A carreira de juíza teve início em 1962 em Remanso, às margens do Rio São Francisco, a 716 km de Salvador. Em 1967, transferiu-se para Belmonte, no litoral sul do estado. Em 1978, seguiu para Salvador, onde atuou até se aposentar compulsoriamente em novembro de 1995, quando completou 70 anos.
Mary não tem filhos. Suas principais companhias eram a mãe, Guiomar, e a irmã, Vera. Depois da morte da mãe, também passou a contar com a companhia assídua da sobrinha Sheila Aguiar.
Em entrevista, a sobrinha Sheila disse que Mary encontrou dificuldades para exercer seu trabalho, nem tanto por ser negra – a Bahia tem a maior população negra do país –, mas muito por ser mulher em um espaço de poder predominantemente masculino. “Era uma época em que os coronéis comandavam a região”, afirmou a sobrinha.
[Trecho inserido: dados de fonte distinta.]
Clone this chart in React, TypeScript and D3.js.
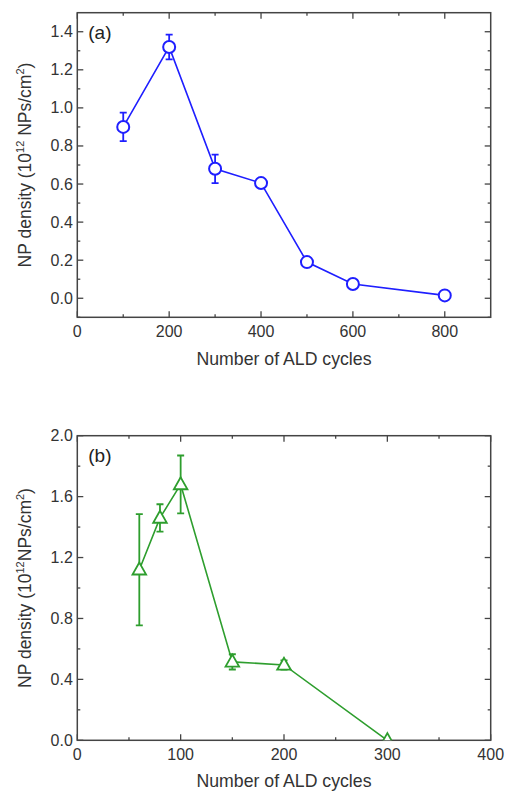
import React from "react";
import * as d3 from "d3";

// Panel (a)
const cyclesA = [100, 200, 300, 400, 500, 600, 800];
const densityA = [0.9, 1.32, 0.68, 0.605, 0.19, 0.075, 0.015];
const errA = [0.075, 0.065, 0.075, 0.0, 0.0, 0.0, 0.0];
const xTicksA = [0, 200, 400, 600, 800];
const xMinorA = [100, 300, 500, 700];
const yTicksA = [0.0, 0.2, 0.4, 0.6, 0.8, 1.0, 1.2, 1.4];
const yMinorA = [-0.1, 0.1, 0.3, 0.5, 0.7, 0.9, 1.1, 1.3];

// Panel (b)
const cyclesB = [60, 80, 100, 150, 200, 300];
const densityB = [1.12, 1.46, 1.68, 0.515, 0.495, 0.0];
const errB = [0.365, 0.09, 0.19, 0.05, 0.03, 0.0];
const xTicksB = [0, 100, 200, 300, 400];
const xMinorB = [50, 150, 250, 350];
const yTicksB = [0.0, 0.4, 0.8, 1.2, 1.6, 2.0];
const yMinorB = [0.2, 0.6, 1.0, 1.4, 1.8];

const FONT = "'Liberation Sans', Arial, sans-serif";
const AXIS = "#444";
const TXT = "#333";

type PanelProps = {
  id: string;
  left: number; right: number; top: number; bottom: number;
  xDomain: [number, number]; yDomain: [number, number];
  xs: number[]; ys: number[]; errs: number[];
  xTicks: number[]; xMinor: number[]; yTicks: number[]; yMinor: number[];
  yFmt: (v: number) => string;
  color: string; marker: "circle" | "triangle";
  tag: string; spaceBefore: boolean;
  xLabelY: number; yLabelX: number;
};

function Panel(p: PanelProps) {
  const x = d3.scaleLinear().domain(p.xDomain).range([p.left, p.right]);
  const y = d3.scaleLinear().domain(p.yDomain).range([p.bottom, p.top]);
  const line = d3.line<number>().x((_, i) => x(p.xs[i])).y((d) => y(d));
  const MAJ = 6, MIN = 3;
  const clipId = "clip-" + p.id;
  const cy = (p.top + p.bottom) / 2;
  const cx = (p.left + p.right) / 2;
  return (
    <g>
      <defs>
        <clipPath id={clipId}>
          <rect x={p.left} y={p.top} width={p.right - p.left} height={p.bottom - p.top} />
        </clipPath>
      </defs>
      {/* ticks */}
      <g stroke={AXIS} strokeWidth={1.3}>
        {p.xTicks.map((t) => (
          <g key={"xt" + t}>
            <line x1={x(t)} x2={x(t)} y1={p.bottom} y2={p.bottom - MAJ} />
            <line x1={x(t)} x2={x(t)} y1={p.top} y2={p.top + MAJ} />
          </g>
        ))}
        {p.xMinor.map((t) => (
          <g key={"xm" + t}>
            <line x1={x(t)} x2={x(t)} y1={p.bottom} y2={p.bottom - MIN} />
            <line x1={x(t)} x2={x(t)} y1={p.top} y2={p.top + MIN} />
          </g>
        ))}
        {p.yTicks.map((t) => (
          <g key={"yt" + t}>
            <line x1={p.left} x2={p.left + MAJ} y1={y(t)} y2={y(t)} />
            <line x1={p.right} x2={p.right - MAJ} y1={y(t)} y2={y(t)} />
          </g>
        ))}
        {p.yMinor.map((t) => (
          <g key={"ym" + t}>
            <line x1={p.left} x2={p.left + MIN} y1={y(t)} y2={y(t)} />
            <line x1={p.right} x2={p.right - MIN} y1={y(t)} y2={y(t)} />
          </g>
        ))}
      </g>
      <rect x={p.left} y={p.top} width={p.right - p.left} height={p.bottom - p.top}
        fill="none" stroke={AXIS} strokeWidth={1.5} />
      {/* tick labels */}
      <g fontFamily={FONT} fontSize={16} fill={TXT}>
        {p.xTicks.map((t) => (
          <text key={"xl" + t} x={x(t)} y={p.bottom + 20} textAnchor="middle">{t}</text>
        ))}
        {p.yTicks.map((t) => (
          <text key={"yl" + t} x={p.left - 4.5} y={y(t) + 5.5} textAnchor="end">{p.yFmt(t)}</text>
        ))}
      </g>
      {/* titles */}
      <text x={cx} y={p.xLabelY} textAnchor="middle" fontFamily={FONT} fontSize={17.7} fill={TXT}>
        Number of ALD cycles
      </text>
      <text transform={`translate(${p.yLabelX},${cy}) rotate(-90)`} textAnchor="middle"
        fontFamily={FONT} fontSize={17.5} fill={TXT}>
        NP density (10<tspan fontSize={11} dy={-7}>12</tspan>
        <tspan dy={7}>{p.spaceBefore ? " NPs/cm" : "NPs/cm"}</tspan>
        <tspan fontSize={11} dy={-7}>2</tspan>
        <tspan dy={7}>)</tspan>
      </text>
      <text x={p.left + 11} y={p.top + 26.5} fontFamily={FONT} fontSize={19} fill="#222">{p.tag}</text>
      {/* data */}
      <g clipPath={`url(#${clipId})`}>
        <path d={line(p.ys) || ""} fill="none" stroke={p.color} strokeWidth={1.6} />
        {p.ys.map((v, i) =>
          p.errs[i] > 0 ? (
            <g key={"e" + i} stroke={p.color} strokeWidth={1.8}>
              <line x1={x(p.xs[i])} x2={x(p.xs[i])} y1={y(v - p.errs[i])} y2={y(v + p.errs[i])} />
              <line x1={x(p.xs[i]) - 3.5} x2={x(p.xs[i]) + 3.5} y1={y(v - p.errs[i])} y2={y(v - p.errs[i])} />
              <line x1={x(p.xs[i]) - 3.5} x2={x(p.xs[i]) + 3.5} y1={y(v + p.errs[i])} y2={y(v + p.errs[i])} />
            </g>
          ) : null
        )}
        {p.ys.map((v, i) => {
          const px = x(p.xs[i]);
          const py = y(v);
          if (p.marker === "circle") {
            return <circle key={"m" + i} cx={px} cy={py} r={6} fill="#fff" stroke={p.color} strokeWidth={2} />;
          }
          const w = 6.8, h = 12;
          const pts = `${px},${py - h * 0.6} ${px - w},${py + h * 0.4} ${px + w},${py + h * 0.4}`;
          return <polygon key={"m" + i} points={pts} fill="#fff" stroke={p.color} strokeWidth={1.8} strokeLinejoin="miter" />;
        })}
      </g>
    </g>
  );
}

export default function App() {
  return (
    <svg width={505} height={792} style={{ position: "absolute", left: 0, top: 0, background: "#fff" }}>
      <rect width={505} height={792} fill="#fff" />
      <Panel id="a" left={77.3} right={490.7} top={12.7} bottom={317.3}
        xDomain={[0, 900]} yDomain={[-0.1, 1.5]}
        xs={cyclesA} ys={densityA} errs={errA}
        xTicks={xTicksA} xMinor={xMinorA} yTicks={yTicksA} yMinor={yMinorA}
        yFmt={(v) => v.toFixed(1)} color="#1f1fff" marker="circle" tag="(a)" spaceBefore={true}
        xLabelY={365} yLabelX={31} />
      <Panel id="b" left={77.3} right={490.7} top={435.7} bottom={740.3}
        xDomain={[0, 400]} yDomain={[0, 2.0]}
        xs={cyclesB} ys={densityB} errs={errB}
        xTicks={xTicksB} xMinor={xMinorB} yTicks={yTicksB} yMinor={yMinorB}
        yFmt={(v) => v.toFixed(1)} color="#2e9e2e" marker="triangle" tag="(b)" spaceBefore={false}
        xLabelY={787} yLabelX={31} />
    </svg>
  );
}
De toda forma, as dificuldades raciais e de gênero que Mary enfrentou não devem ser ignoradas. Segundo levantamento do Conselho Nacional de Justiça (CNJ) dos mais de 17.600 magistrados em atividade no Brasil em 2018, apenas 37% são mulheres. Juízes e juízas negros e pardos representavam, em 2013 apenas 15% dos magistrados brasileiros – apenas 1,4% do total se declarava preto e 14% se declaravam pardos.